__Written problem__
The lines from the top of the material below through the line containing "const xTitle = 'Cooling" are to be printed exactly, with pictures omitted.

__Recorded information__
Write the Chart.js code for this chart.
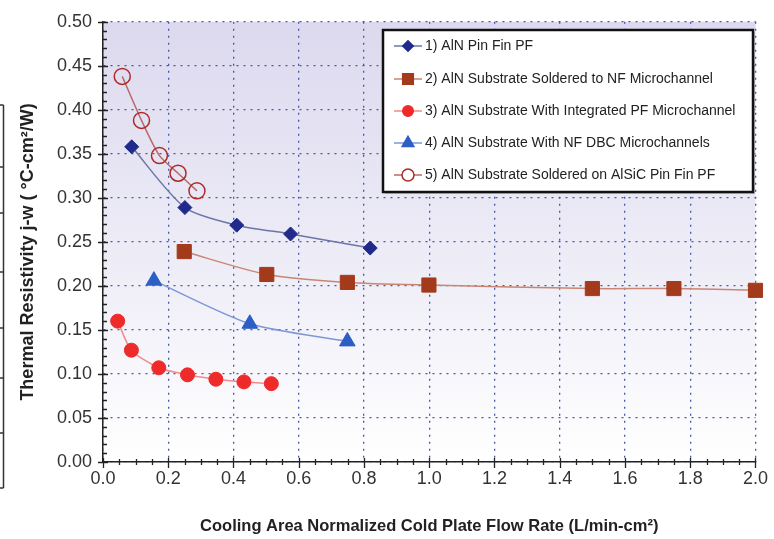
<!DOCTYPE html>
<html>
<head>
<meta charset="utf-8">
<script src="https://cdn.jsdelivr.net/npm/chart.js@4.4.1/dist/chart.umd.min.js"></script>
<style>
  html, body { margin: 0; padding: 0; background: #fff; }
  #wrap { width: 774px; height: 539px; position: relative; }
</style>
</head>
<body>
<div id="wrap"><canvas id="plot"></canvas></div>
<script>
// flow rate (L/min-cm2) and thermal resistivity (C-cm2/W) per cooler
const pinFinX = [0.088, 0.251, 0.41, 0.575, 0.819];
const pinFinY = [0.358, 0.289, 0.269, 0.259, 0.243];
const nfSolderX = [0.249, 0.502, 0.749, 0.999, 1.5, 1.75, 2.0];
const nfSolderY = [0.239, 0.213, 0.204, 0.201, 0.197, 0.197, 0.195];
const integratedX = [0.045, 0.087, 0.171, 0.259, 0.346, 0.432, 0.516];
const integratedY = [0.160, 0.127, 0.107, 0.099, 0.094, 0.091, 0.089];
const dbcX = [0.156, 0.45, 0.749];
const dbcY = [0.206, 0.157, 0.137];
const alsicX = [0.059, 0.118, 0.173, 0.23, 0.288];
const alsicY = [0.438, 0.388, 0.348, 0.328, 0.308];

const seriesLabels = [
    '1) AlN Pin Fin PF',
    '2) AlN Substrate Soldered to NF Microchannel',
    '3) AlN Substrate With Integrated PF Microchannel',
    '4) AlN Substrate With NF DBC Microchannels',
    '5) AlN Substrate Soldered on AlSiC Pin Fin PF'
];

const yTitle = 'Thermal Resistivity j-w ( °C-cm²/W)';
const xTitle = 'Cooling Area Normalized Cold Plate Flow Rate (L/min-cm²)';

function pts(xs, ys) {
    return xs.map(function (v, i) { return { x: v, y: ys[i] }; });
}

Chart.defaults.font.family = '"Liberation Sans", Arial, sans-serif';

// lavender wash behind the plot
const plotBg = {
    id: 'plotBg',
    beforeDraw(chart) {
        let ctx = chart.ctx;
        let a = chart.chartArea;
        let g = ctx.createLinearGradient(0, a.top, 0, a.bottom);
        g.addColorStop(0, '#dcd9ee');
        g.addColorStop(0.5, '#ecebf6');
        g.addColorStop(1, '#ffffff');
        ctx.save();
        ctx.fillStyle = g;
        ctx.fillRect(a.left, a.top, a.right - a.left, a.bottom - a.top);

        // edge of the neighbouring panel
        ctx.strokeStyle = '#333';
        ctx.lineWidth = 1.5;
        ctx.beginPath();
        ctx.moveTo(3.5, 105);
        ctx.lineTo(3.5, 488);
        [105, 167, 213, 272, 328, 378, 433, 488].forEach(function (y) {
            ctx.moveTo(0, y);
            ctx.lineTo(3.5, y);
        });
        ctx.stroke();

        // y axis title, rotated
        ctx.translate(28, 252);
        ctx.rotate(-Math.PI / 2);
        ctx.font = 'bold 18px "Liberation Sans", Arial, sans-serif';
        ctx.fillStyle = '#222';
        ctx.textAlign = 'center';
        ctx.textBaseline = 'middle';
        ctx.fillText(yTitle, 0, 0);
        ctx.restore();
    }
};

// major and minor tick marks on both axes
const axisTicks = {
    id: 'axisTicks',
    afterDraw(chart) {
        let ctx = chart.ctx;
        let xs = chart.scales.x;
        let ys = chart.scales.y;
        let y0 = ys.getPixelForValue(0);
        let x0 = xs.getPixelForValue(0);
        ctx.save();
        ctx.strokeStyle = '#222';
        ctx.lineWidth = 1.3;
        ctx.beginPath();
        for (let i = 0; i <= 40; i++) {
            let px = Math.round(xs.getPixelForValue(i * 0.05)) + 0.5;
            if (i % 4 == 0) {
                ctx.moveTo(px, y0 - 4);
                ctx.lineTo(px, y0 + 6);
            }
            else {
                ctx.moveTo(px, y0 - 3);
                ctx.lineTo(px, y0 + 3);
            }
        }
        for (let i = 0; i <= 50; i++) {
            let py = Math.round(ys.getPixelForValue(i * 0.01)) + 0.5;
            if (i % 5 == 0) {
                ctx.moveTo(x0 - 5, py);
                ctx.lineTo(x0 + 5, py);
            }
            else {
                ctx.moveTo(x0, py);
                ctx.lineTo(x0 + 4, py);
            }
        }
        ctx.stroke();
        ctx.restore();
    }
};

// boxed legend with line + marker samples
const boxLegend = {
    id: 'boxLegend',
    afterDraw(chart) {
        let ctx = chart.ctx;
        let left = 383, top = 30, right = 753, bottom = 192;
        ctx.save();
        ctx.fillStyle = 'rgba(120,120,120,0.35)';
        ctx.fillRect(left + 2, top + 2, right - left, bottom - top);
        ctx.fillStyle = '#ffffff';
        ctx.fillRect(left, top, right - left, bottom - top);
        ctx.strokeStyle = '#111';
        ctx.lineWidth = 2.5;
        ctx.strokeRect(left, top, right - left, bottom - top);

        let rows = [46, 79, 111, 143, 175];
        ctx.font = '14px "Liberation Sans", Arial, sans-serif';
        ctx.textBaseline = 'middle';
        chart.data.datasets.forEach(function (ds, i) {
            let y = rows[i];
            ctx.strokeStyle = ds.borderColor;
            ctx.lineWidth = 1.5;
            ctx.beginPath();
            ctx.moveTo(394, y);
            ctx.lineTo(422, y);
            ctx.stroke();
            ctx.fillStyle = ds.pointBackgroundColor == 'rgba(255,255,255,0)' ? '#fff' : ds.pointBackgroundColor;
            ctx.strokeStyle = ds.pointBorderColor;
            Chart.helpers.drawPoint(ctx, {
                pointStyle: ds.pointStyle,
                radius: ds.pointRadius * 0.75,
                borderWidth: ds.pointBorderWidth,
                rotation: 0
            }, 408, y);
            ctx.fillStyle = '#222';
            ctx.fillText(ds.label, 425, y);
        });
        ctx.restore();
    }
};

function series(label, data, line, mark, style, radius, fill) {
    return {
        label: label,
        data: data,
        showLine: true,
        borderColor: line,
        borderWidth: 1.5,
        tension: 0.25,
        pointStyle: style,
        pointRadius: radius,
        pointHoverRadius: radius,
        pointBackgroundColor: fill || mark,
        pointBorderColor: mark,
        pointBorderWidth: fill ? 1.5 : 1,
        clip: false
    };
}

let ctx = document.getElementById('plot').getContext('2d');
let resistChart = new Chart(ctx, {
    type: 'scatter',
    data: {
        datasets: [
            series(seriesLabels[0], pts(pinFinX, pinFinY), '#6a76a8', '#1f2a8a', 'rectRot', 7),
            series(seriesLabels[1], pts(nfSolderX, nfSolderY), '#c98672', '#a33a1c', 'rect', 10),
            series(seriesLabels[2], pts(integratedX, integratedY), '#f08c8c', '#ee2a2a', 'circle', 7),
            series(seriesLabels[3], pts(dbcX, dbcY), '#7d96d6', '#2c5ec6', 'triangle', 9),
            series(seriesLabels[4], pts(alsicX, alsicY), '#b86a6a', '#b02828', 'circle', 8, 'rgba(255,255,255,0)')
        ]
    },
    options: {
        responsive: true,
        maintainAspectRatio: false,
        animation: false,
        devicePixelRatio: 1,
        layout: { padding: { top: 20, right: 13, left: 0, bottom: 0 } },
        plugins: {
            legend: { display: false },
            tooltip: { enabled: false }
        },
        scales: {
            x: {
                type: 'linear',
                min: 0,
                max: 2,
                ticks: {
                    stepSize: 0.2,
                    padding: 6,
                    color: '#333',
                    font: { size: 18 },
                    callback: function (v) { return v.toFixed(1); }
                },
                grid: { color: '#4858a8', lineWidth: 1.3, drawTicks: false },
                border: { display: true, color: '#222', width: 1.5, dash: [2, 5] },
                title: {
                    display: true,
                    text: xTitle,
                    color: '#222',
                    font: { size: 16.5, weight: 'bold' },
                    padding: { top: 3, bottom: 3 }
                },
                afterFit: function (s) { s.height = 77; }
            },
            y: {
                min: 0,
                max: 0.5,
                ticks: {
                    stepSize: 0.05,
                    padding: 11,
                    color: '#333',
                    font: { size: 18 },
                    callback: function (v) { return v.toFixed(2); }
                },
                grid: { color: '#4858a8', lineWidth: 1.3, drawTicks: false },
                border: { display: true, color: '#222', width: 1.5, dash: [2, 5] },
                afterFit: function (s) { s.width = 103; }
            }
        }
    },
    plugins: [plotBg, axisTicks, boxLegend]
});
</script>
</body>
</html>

__Answer in full__
Write the Chart.js code for this chart.
<!DOCTYPE html>
<html>
<head>
<meta charset="utf-8">
<script src="https://cdn.jsdelivr.net/npm/chart.js@4.4.1/dist/chart.umd.min.js"></script>
<style>
  html, body { margin: 0; padding: 0; background: #fff; }
  #wrap { width: 774px; height: 539px; position: relative; }
</style>
</head>
<body>
<div id="wrap"><canvas id="plot"></canvas></div>
<script>
// flow rate (L/min-cm2) and thermal resistivity (C-cm2/W) per cooler
const pinFinX = [0.088, 0.251, 0.41, 0.575, 0.819];
const pinFinY = [0.358, 0.289, 0.269, 0.259, 0.243];
const nfSolderX = [0.249, 0.502, 0.749, 0.999, 1.5, 1.75, 2.0];
const nfSolderY = [0.239, 0.213, 0.204, 0.201, 0.197, 0.197, 0.195];
const integratedX = [0.045, 0.087, 0.171, 0.259, 0.346, 0.432, 0.516];
const integratedY = [0.160, 0.127, 0.107, 0.099, 0.094, 0.091, 0.089];
const dbcX = [0.156, 0.45, 0.749];
const dbcY = [0.206, 0.157, 0.137];
const alsicX = [0.059, 0.118, 0.173, 0.23, 0.288];
const alsicY = [0.438, 0.388, 0.348, 0.328, 0.308];

const seriesLabels = [
    '1) AlN Pin Fin PF',
    '2) AlN Substrate Soldered to NF Microchannel',
    '3) AlN Substrate With Integrated PF Microchannel',
    '4) AlN Substrate With NF DBC Microchannels',
    '5) AlN Substrate Soldered on AlSiC Pin Fin PF'
];

const yTitle = 'Thermal Resistivity j-w ( °C-cm²/W)';
const xTitle = 'Cooling Area Normalized Cold Plate Flow Rate (L/min-cm²)';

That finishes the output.